Whereas much of the US pop underground in the past few years seems to have been paying tribute to The Clean, Box Elders’ washes of psych organ coupled with reckless garage rock and jangly bedroom pop sound like they’re worshipping at the altar of another Flying Nun classic band, The Chills.

They could equally be, like The Chills once were, in thrall to the old Nuggets compilations. The overly slapdash execution of a couple of wayward numbers hints at a youthful exuberance just itching to hit the finishing line before attacking another song, but ultimately this joie de vivre is entirely compulsive and addictive.

Tuesday, August 04, 2009

Edwyn Collins: Innocent

Grace Maxwell read from her book Falling and Laughing: The Restoration of Edwyn Collins last night at Waterstone’s in Piccadilly. It was by turns funny and very moving – many grown men noticeably had ‘something in their eye’.

After the reading, Edwyn and his band – editfeaturing his son William on guitar and backing vocals -played a great acoustic set including a new song, I’m Losing Sleep, which Edwyn described as “punk and northern soul and disco”. It sounded fantastic; you can listen to it streamed here.

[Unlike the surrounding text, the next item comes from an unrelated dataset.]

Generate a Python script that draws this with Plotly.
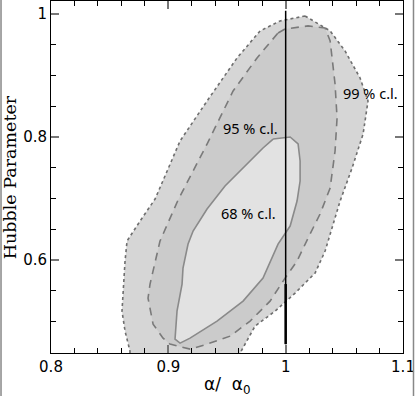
import plotly.graph_objects as go

# Contour data (alpha/alpha0, Hubble parameter)
c99_x = [1.0165, 1.0379, 1.0506, 1.0634, 1.0702, 1.0660, 1.0566, 1.0464, 1.0336, 1.0251,
         1.0080, 0.9910, 0.9739, 0.9611, 0.9526, 0.8673, 0.8673, 0.8631, 0.8605, 0.8631,
         0.8648, 0.8759, 0.8887, 0.9100, 0.9330, 0.9586, 0.9782, 0.9952, 1.0165]
c99_y = [0.9967, 0.9724, 0.9398, 0.8959, 0.8585, 0.8049, 0.7496, 0.6959, 0.6146, 0.5789,
         0.5463, 0.5171, 0.4927, 0.4488, 0.4195, 0.4195, 0.4520, 0.4846, 0.5171, 0.5984,
         0.6309, 0.6634, 0.6992, 0.7935, 0.8585, 0.9285, 0.9724, 0.9886, 0.9967]

c95_x = [0.9935, 0.9995, 1.0191, 1.0336, 1.0379, 1.0421, 1.0438, 1.0421, 1.0379, 1.0293,
         1.0191, 1.0097, 0.9995, 0.9867, 0.9697, 0.9526, 0.9330, 0.9185, 0.9014, 0.8955,
         0.8870, 0.8827, 0.8844, 0.8929, 0.9083, 0.9330, 0.9552, 0.9756, 0.9935]
c95_y = [0.9691, 0.9756, 0.9805, 0.9772, 0.9561, 0.8862, 0.8309, 0.7772, 0.7171, 0.6748,
         0.6358, 0.5984, 0.5707, 0.5333, 0.5008, 0.4764, 0.4634, 0.4553, 0.4634, 0.4732,
         0.4959, 0.5382, 0.5610, 0.6309, 0.6976, 0.7886, 0.8748, 0.9285, 0.9691]

c68_x = [0.9893, 1.0038, 1.0106, 1.0123, 1.0123, 1.0097, 1.0038, 0.9935, 0.9807, 0.9637,
         0.9415, 0.9185, 0.9100, 0.9057, 0.9074, 0.9117, 0.9125, 0.9168, 0.9211, 0.9330,
         0.9483, 0.9654, 0.9807, 0.9893]
c68_y = [0.7967, 0.8000, 0.7886, 0.7610, 0.7285, 0.6959, 0.6553, 0.6260, 0.5707, 0.5333,
         0.5008, 0.4732, 0.4650, 0.4715, 0.5171, 0.5610, 0.5870, 0.6260, 0.6472, 0.6829,
         0.7203, 0.7528, 0.7821, 0.7967]

ref_x = [1.0, 1.0]
ref_y = [0.4634, 1.005]
ref_thick_y = [0.4634, 0.561]

labels = ["99 % c.l.", "95 % c.l.", "68 % c.l."]
label_x = [1.0719, 0.9697, 0.9680]
label_y = [0.8715, 0.8146, 0.6764]

fig = go.Figure()
fig.add_trace(go.Scatter(x=c99_x, y=c99_y, mode="lines", fill="toself",
                         fillcolor="#d6d6d6",
                         line=dict(color="#6e6e6e", width=1.6, dash="3px,3px"),
                         hoverinfo="skip", showlegend=False))
fig.add_trace(go.Scatter(x=c95_x, y=c95_y, mode="lines", fill="toself",
                         fillcolor="#cbcbcb",
                         line=dict(color="#7a7a7a", width=1.6, dash="8px,6px"),
                         hoverinfo="skip", showlegend=False))
fig.add_trace(go.Scatter(x=c68_x, y=c68_y, mode="lines", fill="toself",
                         fillcolor="#e2e2e2",
                         line=dict(color="#8a8a8a", width=1.6),
                         hoverinfo="skip", showlegend=False))
fig.add_trace(go.Scatter(x=ref_x, y=ref_y, mode="lines",
                         line=dict(color="black", width=1.5),
                         hoverinfo="skip", showlegend=False))
fig.add_trace(go.Scatter(x=ref_x, y=ref_thick_y, mode="lines",
                         line=dict(color="black", width=2.5),
                         hoverinfo="skip", showlegend=False))

for t, lx, ly in zip(labels, label_x, label_y):
    fig.add_annotation(x=lx, y=ly, text=t, showarrow=False,
                       font=dict(family="Noto Sans", size=14.5, color="black"))

axis_common = dict(showline=True, linecolor="black", linewidth=1, mirror="ticks",
                   ticks="inside", ticklen=8, tickcolor="#777777", tickwidth=2,
                   showgrid=False, zeroline=False, automargin=False,
                   tickfont=dict(family="DejaVu Sans", size=15, color="black"))

fig.update_xaxes(range=[0.8, 1.1], tickmode="linear", tick0=0.8, dtick=0.1,
                 minor=dict(dtick=0.02, tick0=0.8, ticklen=5, tickcolor="black", tickwidth=1,
                            ticks="inside", showgrid=False),
                 **axis_common)
fig.update_yaxes(range=[0.449, 1.021], tickmode="linear", tick0=0.6, dtick=0.2,
                 minor=dict(dtick=0.05, tick0=0.6, ticklen=5, tickcolor="black", tickwidth=1,
                            ticks="inside", showgrid=False),
                 **axis_common)

# axis titles placed as paper annotations
fig.add_annotation(xref="paper", yref="paper", x=0.5, xanchor="center",
                   y=-0.092, yanchor="middle",
                   text="α/  α<sub>0</sub>", showarrow=False,
                   font=dict(family="DejaVu Sans", size=17, color="black"))
fig.add_annotation(xref="paper", yref="paper", x=-0.116, xanchor="center",
                   y=0.5, yanchor="middle", textangle=-90,
                   text="Hubble Parameter", showarrow=False,
                   font=dict(family="DejaVu Serif", size=17.5, color="black"))

# thin grey figure border lines (left and right)
fig.add_shape(type="line", xref="paper", yref="paper", x0=-0.142, x1=-0.142, y0=-0.15, y1=1.01,
              line=dict(color="#888888", width=1.5))
fig.add_shape(type="line", xref="paper", yref="paper", x0=1.0298, x1=1.0298, y0=-0.15, y1=1.01,
              line=dict(color="#888888", width=1.5))

fig.update_layout(width=415, height=396, margin=dict(l=51, r=12, t=1, b=43),
                  plot_bgcolor="white", paper_bgcolor="white", showlegend=False)

fig.write_html("out.html", config={"displayModeBar": False},
               post_script="document.body.style.margin='0';document.body.style.overflow='hidden';")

At the proceeding book signing, the opportunity to clear up a criminal matter was too good to miss.
FET: My friend was burgled at university. All her CDs were stolen with the exception of Gorgeous George and The Best Of Orange Juice. Can you account for your whereabouts on February 28, 1995?
GM: Oh, I can remember what we were doing that night. Hang on.
EC: I’ve not got much of a memory now.
GM: I’ve got it. We were coming back from Australia. Do you remember, Edwyn? It couldn’t have been us burgling.
EC: Perhaps the burglar already had the Edwyn Collins and Orange Juice CDs. Or just had good taste in music!
FET: Thanks, that narrows down my possible suspects. It was probably James Kirk.
EC: Yes, you should ask him where he was!
GM: You should definitely ask James Kirk. Not to be trusted…

If the producers of police procedural drama Cold Case would like to option this story, I would be willing to listen to your offers. The soundtrack, at least, would be amazing.